For some bets, you can compute risks and rewards precisely. If the lottery jackpot is $50 million, and the odds of winning are 100,000,000 to 1, it’s easy to decide how much you should pay for a ticket.

Even when you can’t compute the probabilities exactly, there are techniques for estimating risk to help you make informed decisions. My Netflix colleagues are doing some great work on applying these ideas to our Information Security risks.

Sometimes, though, your bets are more qualitative; you are choosing a direction that aligns with your company’s values or positions you for future success. At Netflix, we call these “strategy bets.” Here’s an example from the company’s 2018 annual report:

…self-produce and create more of [our] own content rather than license or procure it from third parties.

This formulation explicitly acknowledges two alternatives: Produce content (movies and TV shows) in-house versus buying them from outside studios.
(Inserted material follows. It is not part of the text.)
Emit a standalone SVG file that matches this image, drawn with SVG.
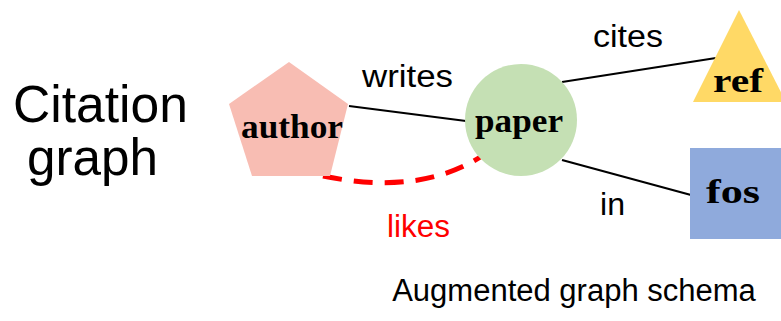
<svg xmlns="http://www.w3.org/2000/svg" width="781" height="321" viewBox="0 0 781 321">
  <style>
    .title { font-family: "Liberation Sans", Arial, sans-serif; fill: #000; }
    .edge-label { font-family: "Liberation Sans", Arial, sans-serif; font-size: 31px; fill: #000; }
    .node-label { font-family: "Liberation Serif", "Times New Roman", serif; font-weight: bold; font-size: 34px; fill: #000; }
    .edge { stroke: #000; stroke-width: 2.2; fill: none; }
  </style>
  <rect width="781" height="321" fill="#fff"/>

  <!-- Left-hand caption -->
  <g id="caption-left">
    <text class="title" x="13" y="122" font-size="52" textLength="175" lengthAdjust="spacingAndGlyphs">Citation</text>
    <text class="title" x="27" y="175" font-size="52" textLength="131" lengthAdjust="spacingAndGlyphs">graph</text>
  </g>

  <!-- Connectors -->
  <g id="connectors">
    <line class="edge" x1="349" y1="106" x2="466" y2="121"/>
    <line class="edge" x1="562" y1="82" x2="716" y2="58"/>
    <line class="edge" x1="562" y1="160" x2="691" y2="195"/>
    <path d="M323,176 Q420,196 482,156" fill="none" stroke="#FF0000" stroke-width="5" stroke-dasharray="19 12"/>
    <text class="edge-label" x="362" y="87" textLength="91" lengthAdjust="spacingAndGlyphs">writes</text>
    <text class="edge-label" x="593" y="47" textLength="70" lengthAdjust="spacingAndGlyphs">cites</text>
    <text class="edge-label" x="600" y="215" textLength="25" lengthAdjust="spacingAndGlyphs">in</text>
    <text class="edge-label" x="387" y="237" textLength="63" lengthAdjust="spacingAndGlyphs" style="fill:#FF0000">likes</text>
  </g>

  <!-- Nodes -->
  <g id="author">
    <polygon points="289,62 348,104 330,176 252,176 229,104" fill="#F8BDB3"/>
    <text class="node-label" x="241" y="138" textLength="102" lengthAdjust="spacingAndGlyphs">author</text>
  </g>
  <g id="paper">
    <circle cx="521" cy="120" r="56" fill="#C5E0B4"/>
    <text class="node-label" x="475" y="132" textLength="88" lengthAdjust="spacingAndGlyphs">paper</text>
  </g>
  <g id="ref">
    <polygon points="739,10 786,102 693,102" fill="#FFD966"/>
    <text class="node-label" x="713" y="92" textLength="50" lengthAdjust="spacingAndGlyphs">ref</text>
  </g>
  <g id="fos">
    <rect x="690" y="148" width="95" height="91" fill="#8FAADC"/>
    <text class="node-label" x="706" y="203" textLength="54" lengthAdjust="spacingAndGlyphs">fos</text>
  </g>

  <!-- Bottom caption -->
  <g id="caption-bottom">
    <text class="title" x="574" y="301" font-size="31" text-anchor="middle">Augmented graph schema</text>
  </g>
</svg>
Both are reasonable, defensible choices, and it’s easy to imagine a healthy debate on this strategy.

When you’re stating a strategy, spelling out the alternatives has a couple of benefits. First, if you realize one of them is nonsense, then you know you haven’t made a decision. Suppose your strategy is “make a profit.” No one will oppose that as a business goal if the alternative is “lose money.” But if you want to dig deeper, you might say “aim to show a profit every quarter versus invest consistently in new product development.” That’s a bet worth debating. What’s more, it calls for a decision, because it fundamentally influences how a company will allocate its resources.

Second, identifying an alternative demonstrates a bit of wisdom. By exposing both choices and the thinking behind them, leadership shows that it considered (at least some) reasonable alternatives. If the bet is to show a profit every quarter but product development is identified as an alternative, employees will have less reason to ask, “Don’t those idiots know that we need to invest in new products?”

Even “keeping all our options open” is a bet. The alternative is “committing to a smaller set of options,” or, in other words, the bet is “decide later versus decide now.” As with other bets, there can be good reasons to choose either path.

But how will you get people to commit to your bet that has a 40% chance of failing? Leaders deal with this question in many ways. Some simply project certainty and push all doubt aside. Others use the long odds against a plan as a kind of contrarian motivation. This probably works better in fiction than real life; see the “crazy enough to work” trope, the halftime pep talk trope, or Shakespeare’s most famous motivational speech.

Being transparent about the alternatives and identifying (at least briefly) how the decision was reached is a middle ground between these extremes.

Scott McNealy of Sun Microsystems, Intel’s Andrew Grove, and Amazon’s Jeff Bezos have all embraced “disagree and commit,” a philosophy that allows internal debate up to the point a decision is made. After that, unity of purpose takes priority over exploring more options. Strategy bets are compatible with this philosophy. By noting alternatives, they acknowledge that a sincere debate took place, but they also point out what dissenters are committing to.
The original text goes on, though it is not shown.